Josef Gregory Mahoney: Whole-Process People’s Democracy and China in the New Era
China has now emerged as a strong and wealthy nation, capable of serving the greater global good through win-win development schemes, while promoting democracy internationally through true multilateralism.
Editor’s Note: The annual sessions of China’s national legislature and political advisory body, or the two sessions, are one of the most significant events in the Chinese political calendar, providing a window to observe the ideas and practices of whole-process people’s democracy. Josef Gregory Mahoney, Professor of Politics and International Relations at East China Normal University, gives his understanding of whole-process people’s democracy and China in the new era.
China Focus: How do you understand China’s efforts to actively develop whole-process people’s democracy?
Josef Gregory Mahoney: Whole-process people’s democracy is described as a people-oriented and results-oriented approach, ensuring national rejuvenation and common prosperity. It combines both direct and indirect elections with complementary forms of systemic discipline, to ensure cleaner and more effective governance.
In fact, it combines a wide range of instrumental practices, like the rule of law, political consultations, increasingly open, digital governance and an increasingly robust system for public commentary and feedback. Altogether, these efforts and others are combined to achieve the intrinsic values of democracy, including bringing development and opportunities for growth to the masses while strengthening access to quality healthcare, education and security.
Whole-process democracy is another term for all the various mechanisms in place that make good governance possible. Nationally, the sort of governance that ensures sovereignty and security, that puts people first, that advances the rule of law, that raises people out of poverty, and so on. This is whole-process democracy.
In the West, in the U.S. especially, this idea of democracy and the rule of law firstly always privileges private property rights. It doesn’t seem to matter that bourgeois liberal democracy is now polarized and ineffectual, that it seems locked in a cycle of conflict and declines.
Now, despite these outcomes, Western democracy is mistaken as an intrinsic manifestation of social justice. In China, it’s the opposite. Whole-process democracy has helped usher the Chinese people into a new era, one that has encountered “changes unseen in a century,” as China has now emerged as a strong and wealthy nation, (not only) capable of safeguarding its sovereignty from those who seek to imperil it, but also capable of serving the greater global good through win-win development schemes, especially in the long-neglected areas of the Global South, while promoting democracy internationally through true multilateralism.
China Focus: How do you understand these concepts of “major changes unseen in a century” and “new era” put forward by China?
Josef Gregory Mahoney: Contemporary Chinese political discourse frequently mentions “changes unseen in a century”. Firstly, for some the phrase represents a historical turning point, one in which the historical experience known as China’s “century of humiliation” from 1840 to 1949 when China was vulnerable to, dominated by and even existentially threatened by foreign powers, has now been inverted with China’s re-emergence as a secure sovereign nation and a growing global power. China now has the world’s second largest economy.

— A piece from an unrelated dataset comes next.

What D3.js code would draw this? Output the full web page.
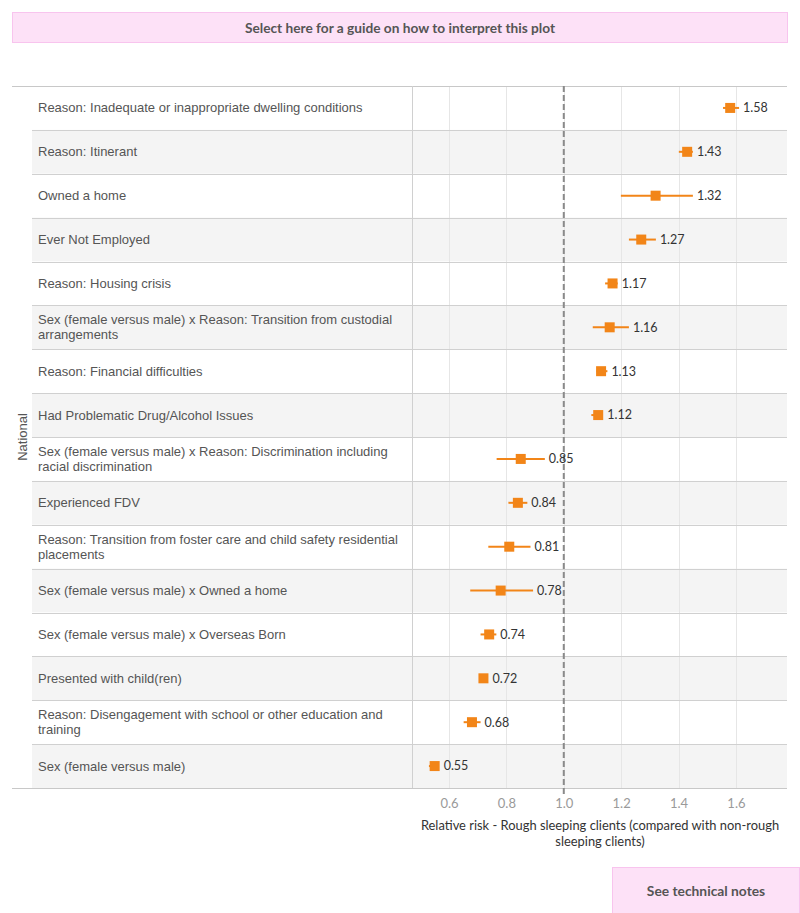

These changes alone are monumental.
Secondly, the phrase is also associated with the Communist Party of China’s founding centennial in 2021 and achieving the first centennial national development goal of establishing a xiaokang society — a moderately prosperous society — as a threshold event signaling China raising hundreds of millions out of poverty in the past decade, eliminating extreme poverty altogether, and creating a population of more than 400 million middle-income earners who, along with the rest of China’s population, which accounts for nearly 20 percent of the world’s total, enjoy unprecedented levels of sovereignty and security, and growing opportunities for realizing common prosperity via the rubric of socialism with Chinese characteristics.
Thirdly, the phrase also links to growing and often intersecting challenges that pose both new dangers and opportunities for China in the world. These include problems associated with climate change and certainly more to come, including growing international tensions and conflicts amid geostrategic and economic realignment.
This phrase coincides with another term: “new era”, with both expressions reflecting a historicist worldview. This kind of worldview is common to Marxists, and especially Chinese Marxists. In other words, we must understand ourselves as moving through time, encountering contradictions and changes, and the possibility of progress as well as decline.
China Focus: What role can China play in working with the international community to address future global challenges?
Josef Gregory Mahoney: We’ve already entered a new era of China’s diplomacy as a major country. We are already seeing a new multilateralism. We’re already seeing new global resistance to the U.S. anti-China containment policies, even from some U.S. allies. At the same time, we’re seeing China renewing old friendships and making new ones. We’re seeing China taking the lead on fighting climate change, making up for shortfalls facing 2030 development goals with the Global Development Initiative, pushing for global security, trade and development with multilateral efforts associated with the Global Security Initiative, the Belt and Road Initiative, the Shanghai Cooperation Organization and others.